予定ではゴレパニ⇒タダパニ(泊)⇒チョムロン(泊)⇒ヒマラヤホテル(泊)と3日の行程を予定していたが2日でここまできてしまった。
日が射しておらずかなり寒い。そそくさと部屋にチェックインをするが、室内が最悪。床が湿ってるし、壁と天井はカビている。さらに停電で電気が付かない。 ケンさんも「リウマチになるな。こりゃ」とかなりあきれていた。
こんな最低ホテルのヒマラヤホテルで唯一評判がいいのがこのボリュームたっぷりのピザ。地球の歩き方に「1軒だけ営業してるロッジは、ピザとアップルロールがおいしく、ボリュームたっぷり」と書いてある。
実際食べてみるとピザは最高にうまい! これにバンコクから持参したサラミを一緒に食べる。 隣に座ってたフランス人から「このジャップなんか持ってきとる(笑)」という視線が痛かったがうまけりゃ問題ない。

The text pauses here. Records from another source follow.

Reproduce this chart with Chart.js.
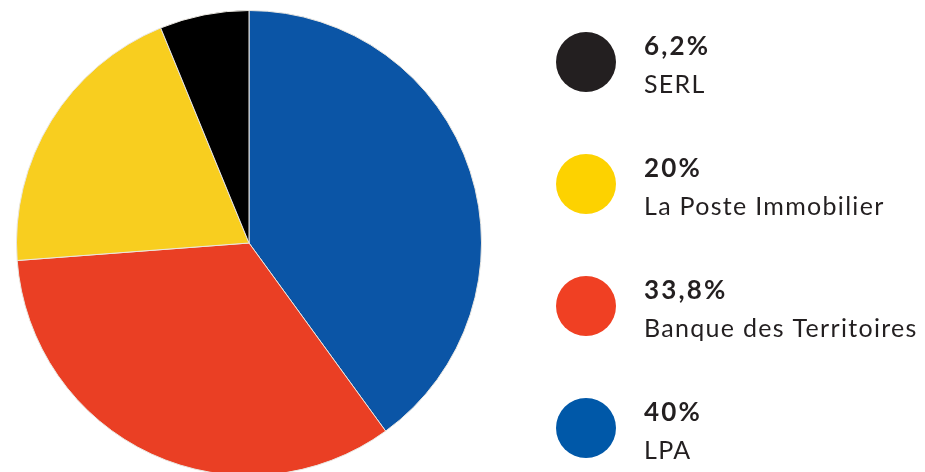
<!DOCTYPE html>
<html>
<head>
<meta charset="utf-8">
<script src="https://cdn.jsdelivr.net/npm/chart.js@4"></script>
<style>
  html, body { margin: 0; padding: 0; background: #fff; overflow: hidden; }
  #wrap { width: 925px; height: 480px; }
</style>
</head>
<body>
<div id="wrap"><canvas id="pie" width="925" height="480"></canvas></div>
<script>
// data, clockwise from 12 o'clock
var labels = ['LPA', 'Banque des Territoires', 'La Poste Immobilier', 'SERL']
var values = [40, 33.8, 20, 6.2]
var sliceColors = ['#0B55A6', '#EA3F24', '#F8CE1F', '#000000']
var dotColors = ['#0058A8', '#F04023', '#FDD200', '#231F20']

function pct(v){
    return String(v).replace('.', ',') + '%'
}

// legend drawn on the canvas, SERL first (reverse of slice order)
var sideLegend = {
    id: 'sideLegend',
    afterDraw: function(chart){
        var c = chart.ctx
        var n = labels.length
        c.save()
        for (var i = 0; i < n; i++) {
            var k = n - 1 - i
            var cy = 62 + i * 122
            c.beginPath()
            c.arc(586, cy, 30, 0, Math.PI * 2)
            c.fillStyle = dotColors[k]
            c.fill()
            c.fillStyle = '#231F20'
            c.textAlign = 'left'
            c.textBaseline = 'alphabetic'
            c.font = 'bold 26px Lato'
            c.letterSpacing = '2.2px'
            c.fillText(pct(values[k]), 644, 55 + i * 122)
            c.font = '25px Lato'
            c.letterSpacing = '1.3px'
            c.fillText(labels[k], 644, 93 + i * 122)
        }
        c.restore()
    }
}

var ctx = document.getElementById('pie').getContext('2d')
var chart1 = new Chart(ctx, {
    type: 'pie',
    plugins: [sideLegend],
    data: {
        labels: labels,
        datasets: [{
            data: values,
            backgroundColor: sliceColors,
            borderColor: '#e9e6e0',
            borderWidth: 1
        }]
    },
    options: {
        responsive: false,
        animation: false,
        layout: {
            padding: { left: 15, top: 10, right: 442, bottom: 4 }
        },
        plugins: {
            legend: { display: false },
            tooltip: { enabled: false }
        }
    }
})
</script>
</body>
</html>
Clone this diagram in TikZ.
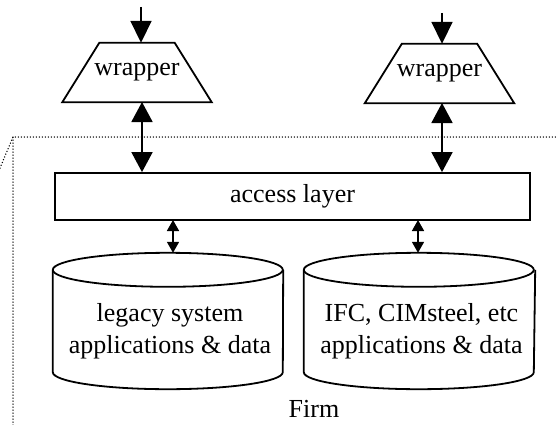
\documentclass[tikz,border=0pt]{standalone}
\usepackage{fontspec}
\setmainfont{Liberation Serif}
\usetikzlibrary{arrows.meta}
\begin{document}
\begin{tikzpicture}[x=1pt,y=-1pt,
  lbl/.style={font=\fontsize{26}{32}\selectfont, inner sep=0pt, align=center},
  shapeline/.style={line width=1.8pt, line join=miter},
  bigarr/.style={line width=1.8pt, -{Triangle[length=22pt,width=21pt]}},
  dblarr/.style={line width=1.8pt, {Triangle[length=20pt,width=21pt]}-{Triangle[length=20pt,width=21pt]}},
  smallarr/.style={line width=1.6pt, {Triangle[length=11pt,width=12pt]}-{Triangle[length=11pt,width=12pt]}},
  firmline/.style={line width=1.5pt, line cap=round, dash pattern=on 0pt off 3pt}]
\useasboundingbox (0,0) rectangle (556,425);
% firm boundary
\coordinate (fc) at (13,137);
\coordinate (fa) at (0,168);
\coordinate (fr) at (556,137);
\coordinate (fb) at (13,425);
\draw[firmline] (fa) -- (fc) -- (fr);
\draw[firmline] (fc) -- (fb);
% wrappers
\node[lbl, minimum width=149pt, minimum height=59pt] (w1) at (137,72.5) {wrapper};
\draw[shapeline] (w1.south west) -- (w1.south east) -- ([xshift=-37pt]w1.north east) -- ([xshift=37pt]w1.north west) -- cycle;
\node[lbl, minimum width=149pt, minimum height=59pt] (w2) at (439.5,73.5) {wrapper};
\draw[shapeline] (w2.south west) -- (w2.south east) -- ([xshift=-37pt]w2.north east) -- ([xshift=37pt]w2.north west) -- cycle;
% access layer
\node[lbl, draw, shapeline, minimum width=475pt, minimum height=47pt] (al) at (292.5,196.5) {access layer};
% cylinders
\node[minimum width=230pt, minimum height=136pt, inner sep=0pt] (c1) at (168,321) {};
\node[minimum width=231pt, minimum height=136pt, inner sep=0pt] (c2) at (419.5,321) {};
\foreach \c in {c1,c2}{
  \draw[shapeline] ([yshift=-17pt]\c.north west) -- ([yshift=17pt]\c.south west)
     arc[start angle=180, end angle=360, x radius=115pt, y radius=17pt]
     -- ([yshift=-17pt]\c.north east);
  \draw[shapeline] ([yshift=-17pt]\c.north west) arc[start angle=180, end angle=-180, x radius=115pt, y radius=17pt];
}
\node[lbl] (t1) at (170,331) {legacy system\\applications \& data};
\node[lbl] (t2) at (421.5,331) {IFC, CIMsteel, etc\\applications \& data};
\node[lbl] (firm) at (314,409) {Firm};
% arrows
\coordinate (in1) at (141,7);
\coordinate (in2) at (442,13);
\draw[bigarr] (in1) -- (in1 |- w1.north);
\draw[bigarr] (in2) -- (in2 |- w2.north);
\draw[dblarr] (142,102) coordinate (a1) -- (a1 |- al.north);
\draw[dblarr] (442,103) coordinate (a2) -- (a2 |- al.north);
\draw[smallarr] (173,220) coordinate (b1) -- (b1 |- c1.north);
\draw[smallarr] (418,220) coordinate (b2) -- (b2 |- c2.north);
\end{tikzpicture}
\end{document}
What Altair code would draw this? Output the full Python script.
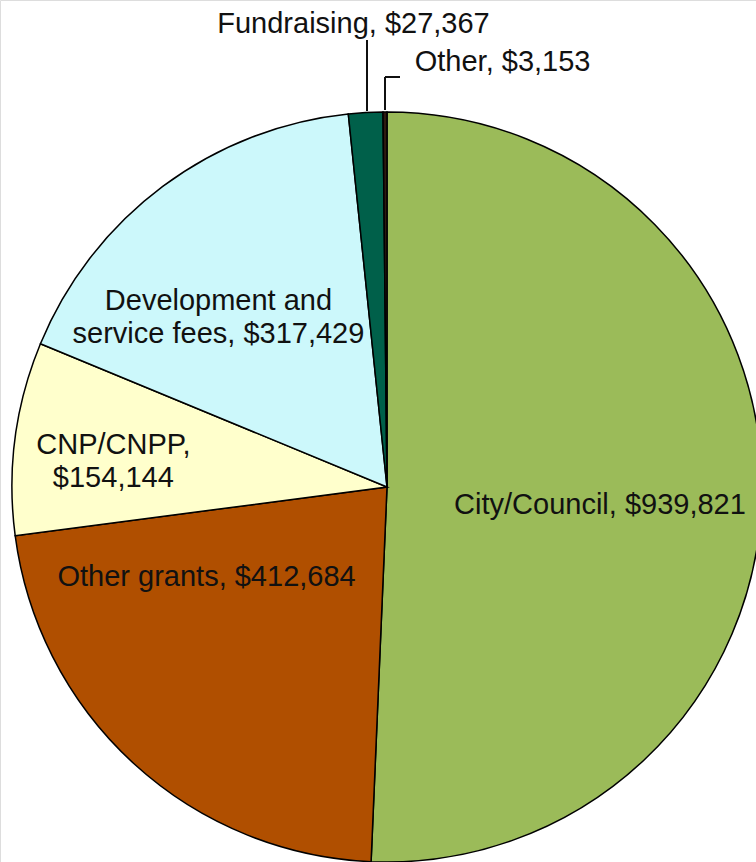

ちなみにヒマラヤホテルで営業している宿は2軒あるし、「うまい!」と書かれていたアップルパイは存在しなかった……
トマトチーズピザ 520Rs
チャイ 80Rs
その日は移動で疲れたこともあって、お腹がいっぱいになったらすぐに寝た。あの湿った部屋で。
夜中の3時、トイレへ行こうと部屋を出ると凍りついた。 氷点下の寒さではなくヒマラヤ山脈を覆うその満天の星空に。
新月の夜に輝く星はいつも以上に輝き、時間を忘れてただただ星空を眺めていた。
もしかしたらこれ以上の星空を2度と見ることができないかもしれない。 今までの人生で最高の星空だった。
(あまりの美しさに写真を撮り忘れたので一番イメージに近いものをネットから拾ってきて張ってます。)
というわけで、明日はマチャプチャレベースキャンプへ到着。 目的地のABCまではもうすぐ。